I’m not Jewish, but my wife is, and, thus, a recent Monday evening found us in the audience for a screening of “Blind Spot” at Southwestern University, our local, 1,500-student liberal arts institution in Georgetown, Texas.
Georgetown is home to more Jews than one might expect, and many showed up for the movie. “Blind Spot” documents the surge in antisemitism at American colleges and universities in the wake of Hamas’ Oct. 7, 2023, attack on Israel. Interviews with dozens of Jewish students at Yale, Harvard, Columbia and other institutions attest to the threats and harassment to which many of them have been subjected by pro-Palestinian demonstrators. A Q&A followed.

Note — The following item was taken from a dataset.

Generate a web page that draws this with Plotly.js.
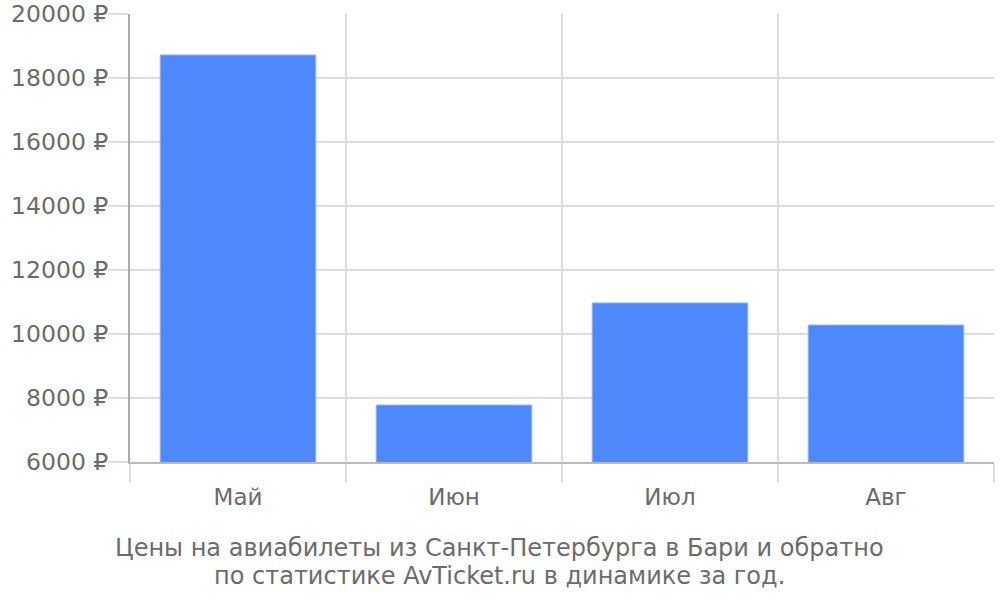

One audience member conceded that the film preaches to the choir, and, indeed, “Blind Spot” makes no pretense of impartiality: The viewer learns that antisemitism is rampant and that the Oct. 7 attack was a savage atrocity. There’s no mention of the 50,000 Palestinians who have died in Israel’s attacks on Gaza.
Another asked if antisemitism is a problem at Southwestern U. The film’s faculty sponsor said, Yes, it’s a “serious” problem. Others said that SWU faculty members had signed on to antisemitic statements and asserted that they would not allow Zionists to sit in their classes.